No medium, no shock wave, no blast damage.
All science fiction films you’ve seen that show nuclear weapons going off in outer space are wrong; so too are a surprising number of written works by many sci-fi authors who have excellent educations. And should know better.
In outer space, there is no medium. A large share of the initial energy from any nuclear device comes off as X-rays, because of the high-energy reactions occurring. In space, they’d simply keep traveling away from the detonation point. No fireball, no stupendous movie special effects.

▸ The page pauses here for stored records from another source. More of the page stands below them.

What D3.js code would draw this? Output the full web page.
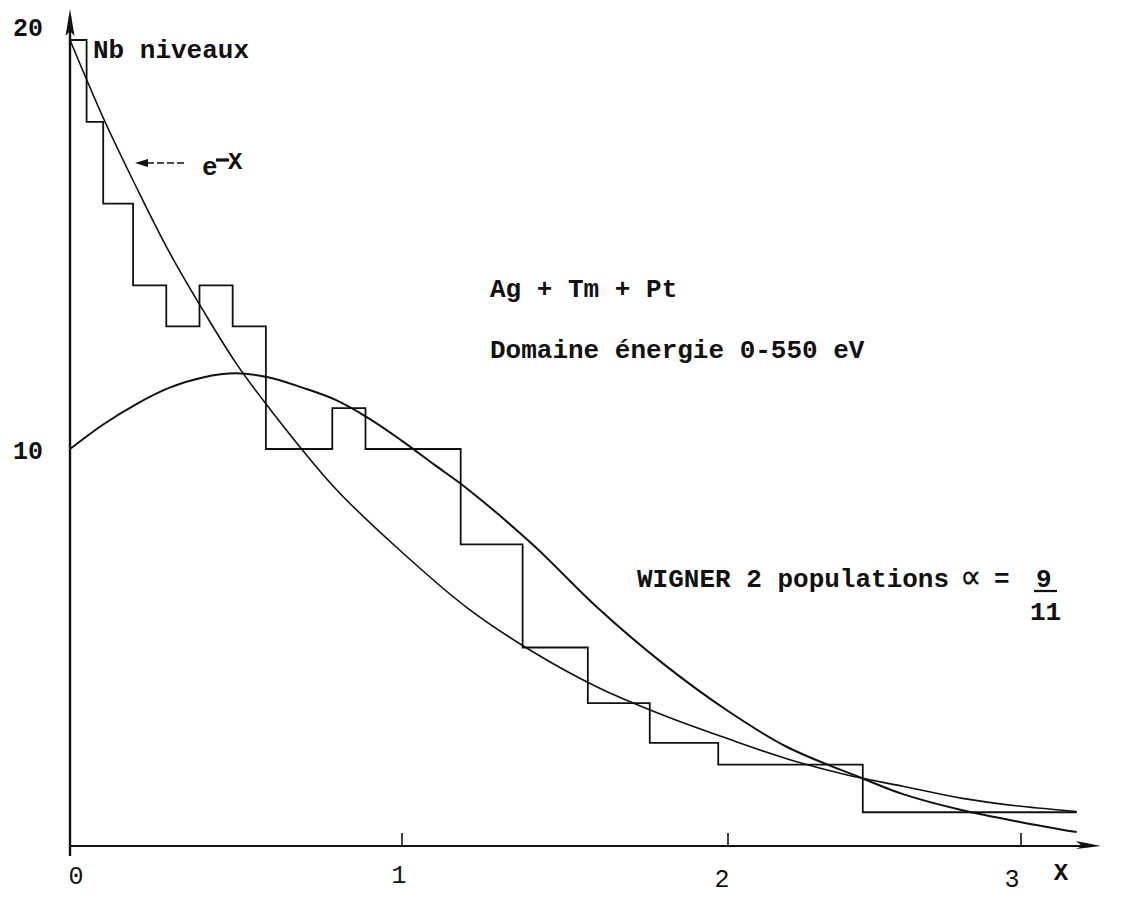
<!DOCTYPE html>
<html>
<head>
<meta charset="utf-8">
<script src="https://cdn.jsdelivr.net/npm/d3@7"></script>
<style>
  body { margin: 0; background: #fff; }
  svg text { font-family: "Liberation Mono", "DejaVu Sans Mono", monospace; fill: #111; }
</style>
</head>
<body>
<svg id="chart" width="1123" height="898"></svg>
<script>
// Level-spacing histogram: bin edges in X and number of levels per bin
const binEdges  = [0, 0.05, 0.10, 0.19, 0.29, 0.39, 0.49, 0.59, 0.79, 0.89, 1.18, 1.37, 1.57, 1.76, 1.97, 2.46, 3.19];
const binCounts = [20, 18, 16, 14, 13, 14, 13, 10, 11, 10, 7.6, 5.0, 3.6, 2.6, 2.05, 0.85];

// Exponential law e^-X (scaled), sampled along X
const expX = [0, 0.1, 0.2, 0.3, 0.4, 0.5, 0.6, 0.8, 1.0, 1.2, 1.4, 1.6, 1.8, 2.0, 2.2, 2.4, 2.6, 2.8, 3.0, 3.19];
const expY = [20.0, 18.1, 16.4, 14.8, 13.4, 12.1, 11.0, 9.0, 7.4, 6.0, 4.9, 4.0, 3.3, 2.7, 2.2, 1.8, 1.5, 1.2, 1.0, 0.87];

// Wigner law for two superposed populations (alpha = 9/11)
const wignerX = [0, 0.1, 0.2, 0.3, 0.4, 0.5, 0.6, 0.7, 0.8, 0.9, 1.0, 1.1, 1.2, 1.4, 1.6, 1.8, 2.0, 2.2, 2.46, 2.6, 2.8, 3.0, 3.19];
const wignerY = [10.0, 10.6, 11.1, 11.5, 11.75, 11.85, 11.75, 11.5, 11.2, 10.75, 10.2, 9.6, 9.0, 7.6, 6.0, 4.6, 3.4, 2.5, 1.7, 1.3, 0.9, 0.6, 0.35];

// Axis ticks and labels
const xTickValues = [1, 2, 3];
const xTickLabelValues = [0, 1, 2, 3];
const xTickLabels = ["0", "1", "2", "3"];
const yTickValues = [10, 20];
const yTickLabels = ["10", "20"];

const svg = d3.select("#chart");

// Hand-drawn axes: graduations are not evenly spaced, so the scales are piecewise
const x = d3.scaleLinear().domain([0, 1, 2, 3]).range([70, 402, 728, 1021]);
const y = d3.scaleLinear().domain([0, 10, 20]).range([846, 449, 40]);

const ink = "#111";

// ---- axes ----
const axes = svg.append("g").attr("stroke", ink).attr("fill", "none");
// vertical axis with arrow
axes.append("line")
  .attr("x1", x(0)).attr("y1", y(0) + 10)
  .attr("x2", x(0)).attr("y2", 16)
  .attr("stroke-width", 2.4);
svg.append("path")
  .attr("d", `M${x(0)},9 L${x(0) - 4.5},36 L${x(0)},31 L${x(0) + 4.5},36 Z`)
  .attr("fill", ink);
// horizontal axis with arrow
axes.append("line")
  .attr("x1", x(0) - 1).attr("y1", y(0))
  .attr("x2", 1090).attr("y2", y(0))
  .attr("stroke-width", 1.8);
svg.append("path")
  .attr("d", `M1101,${y(0)} L1076,${y(0) - 5} L1082,${y(0)} L1076,${y(0) + 3} Z`)
  .attr("fill", ink);

// tick marks above the X axis
axes.selectAll("line.tick")
  .data(xTickValues)
  .join("line")
  .attr("class", "tick")
  .attr("x1", d => x(d)).attr("x2", d => x(d))
  .attr("y1", y(0)).attr("y2", y(0) - 13)
  .attr("stroke-width", 1.6);

// tick labels
svg.selectAll("text.xlab")
  .data(xTickLabelValues)
  .join("text")
  .attr("class", "xlab")
  .attr("x", (d, i) => x(d) + [6, -3, -6, -9][i])
  .attr("y", (d, i) => [884, 883, 887, 887][i])
  .attr("text-anchor", "middle")
  .attr("font-size", 25)
  .text((d, i) => xTickLabels[i]);

svg.append("text")
  .attr("x", 1061).attr("y", 880)
  .attr("text-anchor", "middle")
  .attr("font-size", 24)
  .attr("font-weight", "bold")
  .text("X");

svg.selectAll("text.ylab")
  .data(yTickValues)
  .join("text")
  .attr("class", "ylab")
  .attr("x", 43)
  .attr("y", d => y(d) + (d === 20 ? -4 : 10))
  .attr("text-anchor", "end")
  .attr("font-size", 25)
  .attr("font-weight", "bold")
  .text((d, i) => yTickLabels[i]);

// ---- histogram (step outline) ----
const stepPts = binCounts.map((c, i) => [binEdges[i], c]);
stepPts.push([binEdges[binEdges.length - 1], binCounts[binCounts.length - 1]]);
svg.append("path")
  .datum(stepPts)
  .attr("fill", "none")
  .attr("stroke", ink)
  .attr("stroke-width", 1.8)
  .attr("d", d3.line().x(d => x(d[0])).y(d => y(d[1])).curve(d3.curveStepAfter));

// ---- curves ----
svg.append("path")
  .datum(expX.map((v, i) => [v, expY[i]]))
  .attr("fill", "none")
  .attr("stroke", ink)
  .attr("stroke-width", 1.6)
  .attr("d", d3.line().x(d => x(d[0])).y(d => y(d[1])).curve(d3.curveCatmullRom));

svg.append("path")
  .datum(wignerX.map((v, i) => [v, wignerY[i]]))
  .attr("fill", "none")
  .attr("stroke", ink)
  .attr("stroke-width", 2)
  .attr("d", d3.line().x(d => x(d[0])).y(d => y(d[1])).curve(d3.curveCatmullRom));

// ---- annotations ----
const label = (tx, ty, s, size = 26, weight = "bold") =>
  svg.append("text").attr("x", tx).attr("y", ty)
    .attr("font-size", size).attr("font-weight", weight).text(s);

label(93, 58, "Nb niveaux");

// pointer to the exponential curve
svg.append("line")
  .attr("x1", 147).attr("y1", 163).attr("x2", 186).attr("y2", 163)
  .attr("stroke", ink).attr("stroke-width", 1.6)
  .attr("stroke-dasharray", "7,3");
svg.append("path")
  .attr("d", "M135,163 L148,159 L148,167 Z")
  .attr("fill", ink);
label(202, 175, "e", 26, "bold");
svg.append("line")
  .attr("x1", 216).attr("y1", 160).attr("x2", 229).attr("y2", 160)
  .attr("stroke", ink).attr("stroke-width", 3.2);
label(228, 169, "X", 24, "bold");

label(490, 297, "Ag + Tm + Pt");
label(490, 358, "Domaine énergie 0-550 eV");

label(637, 587, "WIGNER 2 populations");
svg.append("text").attr("x", 960).attr("y", 589)
  .attr("font-family", "DejaVu Sans").attr("font-size", 36).text("\u221D");
label(994, 587, "=");
label(1036, 587, "9");
svg.append("line")
  .attr("x1", 1034).attr("y1", 591).attr("x2", 1057).attr("y2", 591)
  .attr("stroke", ink).attr("stroke-width", 2.2);
label(1030, 620, "11");
</script>
</body>
</html>
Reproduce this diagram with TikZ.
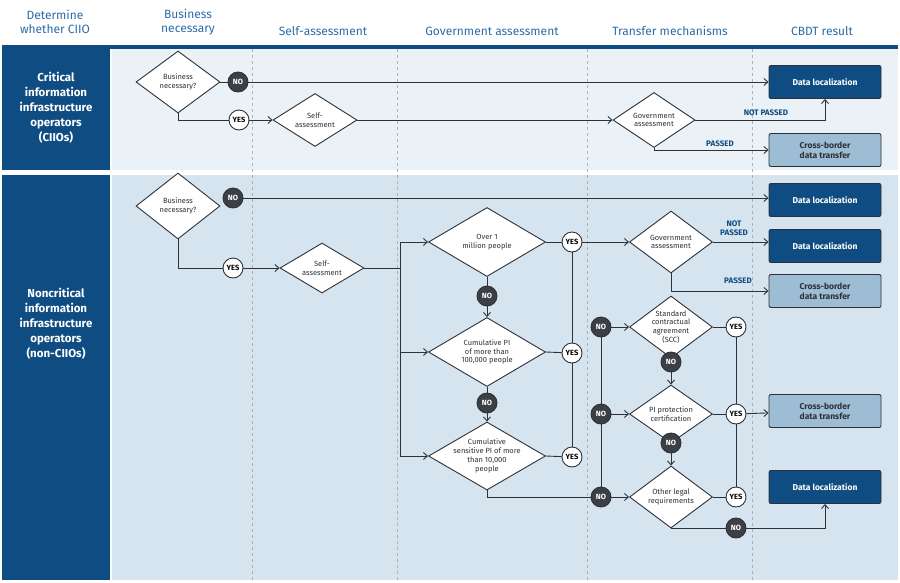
\documentclass[tikz,border=0pt]{standalone}
\usepackage{fontspec}
\setmainfont{Fira Sans}
\usetikzlibrary{shapes.geometric,arrows.meta,positioning}
\definecolor{navy}{HTML}{0E4C82}
\definecolor{ink}{HTML}{2E3238}
\definecolor{paleA}{HTML}{EAF1F7}
\definecolor{paleB}{HTML}{D6E4EF}
\definecolor{boxlight}{HTML}{9DBDD4}
\definecolor{headblue}{HTML}{2C6CA8}
\definecolor{nogray}{HTML}{3C3F44}
\tikzset{
  dia/.style={diamond, draw=ink, fill=white, line width=0.9pt, inner sep=0pt},
  dtext/.style={align=center, inner sep=0pt, font=\fontsize{7.5}{8.8}\selectfont, text=ink},
  yes/.style={circle, draw=ink, fill=white, line width=0.9pt, minimum size=20pt, inner sep=0pt, font=\fontsize{7.5}{8}\selectfont\bfseries},
  no/.style={yes, fill=nogray, text=white},
  result/.style={rounded corners=2pt, draw=ink, line width=0.9pt, minimum width=112pt, minimum height=33pt, align=center, font=\fontsize{8.5}{10}\selectfont\bfseries},
  dloc/.style={result, fill=navy, text=white},
  cbdt/.style={result, fill=boxlight, text=ink},
  line/.style={draw=ink, line width=0.9pt},
  arr/.style={line, -{Straight Barb[length=4pt,width=7pt]}},
  head/.style={text=headblue, align=center, font=\fontsize{12}{14}\selectfont\medseries},
  side/.style={text=white, align=center, font=\fontsize{11.5}{15}\selectfont\bfseries},
  tag/.style={text=navy, align=center, font=\fontsize{8}{9}\selectfont\bfseries}
}
\providecommand\medseries{\fontseries{m}\selectfont}
\begin{document}
\begin{tikzpicture}[x=1pt,y=-1pt]
\useasboundingbox (0,0) rectangle (900,582);
\fill[white] (0,0) rectangle (900,582);

% bands
\fill[navy] (2,45) rectangle (898,49);
\fill[paleA] (112,49) rectangle (898,170);
\fill[navy] (2,49) rectangle (110,170);
\fill[paleB] (112,175) rectangle (898,580);
\fill[navy] (2,175) rectangle (110,580);
\foreach \x in {252,397,587,752}
  \draw[gray!60, dashed, line width=0.6pt] (\x,49) -- (\x,580);

% headers
\node[head] (h1) at (55,22) {Determine\\whether CIIO};
\node[head] (h2) at (188,22) {Business\\necessary};
\node[head] (h3) at (323,31) {Self-assessment};
\node[head] (h4) at (492,31) {Government assessment};
\node[head] (h5) at (670,31) {Transfer mechanisms};
\node[head] (h6) at (822,31) {CBDT result};
\node[side] (s1) at (56,108) {Critical\\information\\infrastructure\\operators\\(CIIOs)};
\node[side] (s2) at (56,324) {Noncritical\\information\\infrastructure\\operators\\(non-CIIOs)};

% CIIO row
\node[dia, minimum width=84pt, minimum height=62pt] (bn1) at (178,82) {};
\node[dtext] (bn1t) at (bn1) {Business\\necessary?};
\node[no] (no1) at (238,82) {NO};
\node[yes] (yes1) at (239,120) {YES};
\node[dia, minimum width=84pt, minimum height=53pt] (sa1) at (315,120) {};
\node[dtext] (sa1t) at (sa1) {Self-\\assessment};
\node[dia, minimum width=82pt, minimum height=55pt] (ga1) at (654,120) {};
\node[dtext] (ga1t) at (ga1) {Government\\assessment};
\node[dloc] (dl1) at (825,82) {Data localization};
\node[cbdt] (cb1) at (825,150) {Cross-border\\data transfer};

\draw[line] (bn1.east) -- (no1);
\draw[arr] (no1) -- (dl1);
\draw[line] (bn1.south) |- (yes1);
\draw[arr] (yes1) -- (sa1);
\draw[arr] (sa1) -- (ga1);
\draw[arr] (ga1.east) -| (dl1.south);
\draw[arr] (ga1.south) |- (cb1);
\node[tag] (np1) at (766,113) {NOT PASSED};
\node[tag] (p1) at (720,144) {PASSED};

% non-CIIO row
\node[dia, minimum width=84pt, minimum height=66pt] (bn2) at (178,206) {};
\node[dtext] (bn2t) at (bn2) {Business\\necessary?};
\node[no] (no2) at (233,198) {NO};
\node[yes] (yes2) at (233,268) {YES};
\node[dia, minimum width=84pt, minimum height=50pt] (sa2) at (322,268) {};
\node[dtext] (sa2t) at (sa2) {Self-\\assessment};
\node[dloc] (dl2) at (825,200) {Data localization};

\draw[arr] (no2) -- (no2 -| dl2.west);
\draw[line] (bn2.south) |- (yes2);
\draw[arr] (yes2) -- (sa2);

\node[dia, minimum width=117pt, minimum height=69pt] (q1) at (487,242) {};
\node[dtext] (q1t) at (q1) {Over 1\\million people};
\node[dia, minimum width=117pt, minimum height=69pt] (q2) at (487,352) {};
\node[dtext] (q2t) at (q2) {Cumulative PI\\of more than\\100,000 people};
\node[dia, minimum width=117pt, minimum height=68pt] (q3) at (487,456) {};
\node[dtext] (q3t) at (q3) {Cumulative\\sensitive PI of more\\than 10,000\\people};
\node[no] (nq1) at (487,296) {NO};
\node[no] (nq2) at (487,403) {NO};
\node[yes] (yq1) at (572,242) {YES};
\node[yes] (yq2) at (572,353) {YES};
\node[yes] (yq3) at (572,457) {YES};

\draw[line] (sa2.east) -- (400,268) coordinate (spl);
\draw[line] (spl |- q1) -- (spl |- q3);
\foreach \q in {q1,q2,q3}
  \draw[arr] (spl |- \q) -- (\q.west);
\draw[line] (q1.south) -- (nq1);
\draw[arr] (nq1) -- (q2.north);
\draw[line] (q2.south) -- (nq2);
\draw[arr] (nq2) -- (q3.north);
\foreach \q/\y in {q1/yq1,q2/yq2,q3/yq3}
  \draw[line] (\q.east) -- (\y);
\draw[line] (yq1) -- (yq2) -- (yq3);

\node[dia, minimum width=83pt, minimum height=62pt] (ga2) at (671,242) {};
\node[dtext] (ga2t) at (ga2) {Government\\assessment};
\node[dloc] (dl3) at (825,246) {Data localization};
\node[cbdt] (cb2) at (825,291) {Cross-border\\data transfer};
\draw[arr] (yq1) -- (ga2);
\draw[arr] (ga2.east) -- (ga2.east -| dl3.west);
\draw[arr] (ga2.south) |- (cb2);
\node[tag] (np2) at (734,228) {NOT\\PASSED};
\node[tag] (p2) at (738,281) {PASSED};

\node[dia, minimum width=83pt, minimum height=62pt] (m1) at (671,327) {};
\node[dtext] (m1t) at (m1) {Standard\\contractual\\agreement\\(SCC)};
\node[dia, minimum width=83pt, minimum height=58pt] (m2) at (671,414) {};
\node[dtext] (m2t) at (m2) {PI protection\\certification};
\node[dia, minimum width=83pt, minimum height=62pt] (m3) at (671,497) {};
\node[dtext] (m3t) at (m3) {Other legal\\requirements};
\node[no] (nm1) at (601,327) {NO};
\node[no] (nm2) at (601,414) {NO};
\node[no] (nm3) at (601,497) {NO};
\node[no] (nd1) at (671,362) {NO};
\node[no] (nd2) at (671,443) {NO};
\node[yes] (ym1) at (736,327) {YES};
\node[yes] (ym2) at (736,414) {YES};
\node[yes] (ym3) at (736,497) {YES};
\node[no] (nd3) at (736,528) {NO};
\node[cbdt] (cb3) at (825,411) {Cross-border\\data transfer};
\node[dloc] (dl4) at (825,487) {Data localization};

\draw[line] (q3.south) |- (nm3);
\draw[line] (nm1) -- (nm2) -- (nm3);
\draw[arr] (nm1) -- (m1);
\draw[arr] (nm2) -- (m2);
\draw[arr] (nm3) -- (m3);
\draw[arr] (nd1) -- (m2.north);
\draw[arr] (nd2) -- (m3.north);
\draw[line] (m1) -- (ym1);
\draw[line] (m2) -- (ym2);
\draw[line] (m3) -- (ym3);
\draw[line] (ym1) -- (ym2) -- (ym3);
\draw[arr] (ym2) -- (cb3);
\draw[line] (m3.south) |- (nd3);
\draw[arr] (nd3) -| (dl4.south);
\end{tikzpicture}
\end{document}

The atmosphere of Earth doesn’t let X-rays through very well; thus, those leaving the gas bubble expanding from a warhead detonating in the air merely hit the air molecules nearby and heat them - violently. The surface of the gas bubble cools (a little) as it expands, radiating energy at lower and lower temperatures. Most higher-energy radiation (UV and the like) penetrates air poorly, so it keeps heating the adjacent air, reradiating at longer and longer wavelengths until visible light is produced. Only then can the detonating device be seen by human eyes as a fireball.
Infrared radiation can get through the atmosphere at some wavelengths, all of which are longer than that of visible light; thus flash fires and burns are caused.
All of this occurs in a very short space of time after a device is detonated: a few millionths of a second. That’s why the fireball appears instantaneous to human perception. And before any shock wave can form, which (somewhat later) leaves the fireball at many times the speed of sound.
Even weapons that are utilized in what is called the Laydown mode do not work as well. Laydown means the weapon is literally laying on the ground. Much of the blast and shock wave will follow the path of least resistance and head up or out. Thus, to even make a Functional Kill of a deeply buried target you must use a weapon with a very large yield.
It has been found that shock waves will concentrate at the boundary layer of materials (just like the electron flow through a wire, where the majority of electrons flow along the very outer layer of the wire), so if a shock wave is traveling through the ground or rock and hits a boundary layer or maybe the wall of a tunnel it will spread trough the very outer layer of that boundary material.
And before any shock wave can form, which (somewhat later) leaves the fireball at many times the speed of sound.
The initial shock wave is subsonic until the reflected wave catches up to it and combines, thus creating the Mach Front. To save time and space here you can just search for the term Mach Front and see exactly how it is formed.
Thanks for the info.
That picture has no place near an article that uses the term, “bunker buster.”